**** Excerpted data

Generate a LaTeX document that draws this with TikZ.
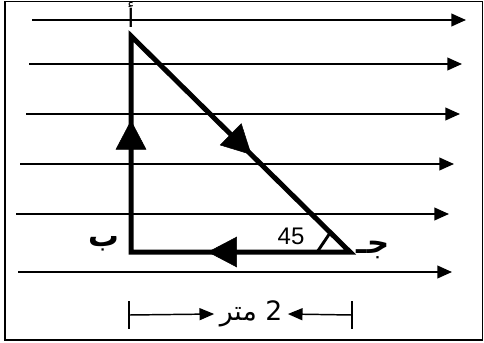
\documentclass[tikz,border=0pt]{standalone}
\usepackage{fontspec}
\setmainfont{Liberation Sans}
\newfontfamily\arabicfont[Script=Arabic]{DejaVu Sans}
\TeXXeTstate=1
\usetikzlibrary{arrows.meta,decorations.markings,calc}

\begin{document}
\begin{tikzpicture}[x=0.75pt,y=-0.75pt,
  every node/.style={inner sep=0pt},
  field/.style={line width=1.4pt,-{Triangle[length=11pt,width=9.5pt]}},
  side/.style={line width=3.75pt,line join=miter},
  bigtip/.style={postaction={decorate},decoration={markings,
    mark=at position #1 with {\arrow{Triangle[length=22pt,width=23pt]}}}},
  letter/.style={font=\arabicfont\bfseries\fontsize{23}{23}\selectfont},
  numfont/.style={font=\fontsize{18}{18}\selectfont}]
\useasboundingbox (0,0) rectangle (484,342);
\draw[line width=1.1pt] (5,1.5) rectangle (482.5,340);
% field lines
\foreach \y/\xa/\xb in {20/32/466, 64/29/462, 114/26/460, 164/20/454, 214/16/449, 272/18/452}
  \draw[field] (\xa,\y) -- (\xb,\y);
% the loop
\coordinate (A) at (131,36);
\coordinate (B) at (131,252);
\coordinate (C) at (350,252);
\draw[side] (A) -- (C) -- (B) -- cycle;
\path[bigtip=0.61] (B) -- (A);
\path[bigtip=0.55] (A) -- (C);
\path[bigtip=0.65] (C) -- (B);
\draw[line width=2.2pt] ($(C)!0.15!(B)$) -- ($(C)!0.09!(A)$);
\node[numfont] (ang) at (291,236) {45};
\node[font=\arabicfont\fontsize{19}{19}\selectfont] (la) at (131,15) {\beginR أ\endR};
\node[letter] (lb) at (104,244) {\beginR ب\endR};
\node[letter] (lc) at (373,250) {\beginR جـ\endR};
% length
\coordinate (dl) at (129,315);
\coordinate (dr) at (352,315);
\node[font=\arabicfont\fontsize{20}{20}\selectfont,inner xsep=4pt] (len) at (251,314) {\beginR 2 متر\endR};
\draw[line width=1.1pt] ($(dl)+(0,-14)$) -- ($(dl)+(0,14)$);
\draw[line width=1.1pt] ($(dr)+(0,-14)$) -- ($(dr)+(0,14)$);
\draw[line width=1.1pt,-{Triangle[length=11pt,width=9pt]}] (dl) -- (len.west);
\draw[line width=1.1pt,-{Triangle[length=11pt,width=9pt]}] (dr) -- (len.east);
\end{tikzpicture}
\end{document}
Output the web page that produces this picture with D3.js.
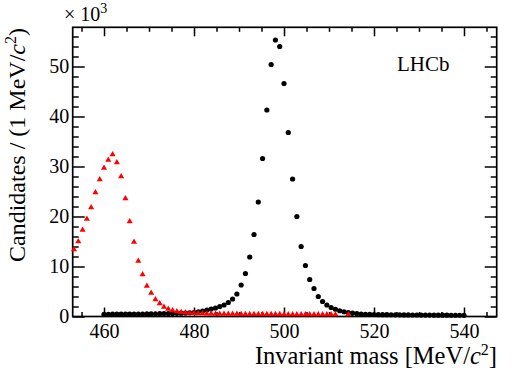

********

Transcribe each entry precisely as given, leaving the pictures out.

Generate a LaTeX document that draws this with TikZ.
\documentclass[tikz,border=0pt]{standalone}
\usepackage{fontspec}
\setmainfont{Liberation Sans}
\newfontfamily\arabicfont[Script=Arabic]{DejaVu Sans}
\TeXXeTstate=1
\usetikzlibrary{arrows.meta,decorations.markings,calc}

\begin{document}
\begin{tikzpicture}[x=0.75pt,y=-0.75pt,
  every node/.style={inner sep=0pt},
  field/.style={line width=1.4pt,-{Triangle[length=11pt,width=9.5pt]}},
  side/.style={line width=3.75pt,line join=miter},
  bigtip/.style={postaction={decorate},decoration={markings,
    mark=at position #1 with {\arrow{Triangle[length=22pt,width=23pt]}}}},
  letter/.style={font=\arabicfont\bfseries\fontsize{23}{23}\selectfont},
  numfont/.style={font=\fontsize{18}{18}\selectfont}]
\useasboundingbox (0,0) rectangle (484,342);
\draw[line width=1.1pt] (5,1.5) rectangle (482.5,340);
% field lines
\foreach \y/\xa/\xb in {20/32/466, 64/29/462, 114/26/460, 164/20/454, 214/16/449, 272/18/452}
  \draw[field] (\xa,\y) -- (\xb,\y);
% the loop
\coordinate (A) at (131,36);
\coordinate (B) at (131,252);
\coordinate (C) at (350,252);
\draw[side] (A) -- (C) -- (B) -- cycle;
\path[bigtip=0.61] (B) -- (A);
\path[bigtip=0.55] (A) -- (C);
\path[bigtip=0.65] (C) -- (B);
\draw[line width=2.2pt] ($(C)!0.15!(B)$) -- ($(C)!0.09!(A)$);
\node[numfont] (ang) at (291,236) {45};
\node[font=\arabicfont\fontsize{19}{19}\selectfont] (la) at (131,15) {\beginR أ\endR};
\node[letter] (lb) at (104,244) {\beginR ب\endR};
\node[letter] (lc) at (373,250) {\beginR جـ\endR};
% length
\coordinate (dl) at (129,315);
\coordinate (dr) at (352,315);
\node[font=\arabicfont\fontsize{20}{20}\selectfont,inner xsep=4pt] (len) at (251,314) {\beginR 2 متر\endR};
\draw[line width=1.1pt] ($(dl)+(0,-14)$) -- ($(dl)+(0,14)$);
\draw[line width=1.1pt] ($(dr)+(0,-14)$) -- ($(dr)+(0,14)$);
\draw[line width=1.1pt,-{Triangle[length=11pt,width=9pt]}] (dl) -- (len.west);
\draw[line width=1.1pt,-{Triangle[length=11pt,width=9pt]}] (dr) -- (len.east);
\end{tikzpicture}
\end{document}
Output the web page that produces this picture with D3.js.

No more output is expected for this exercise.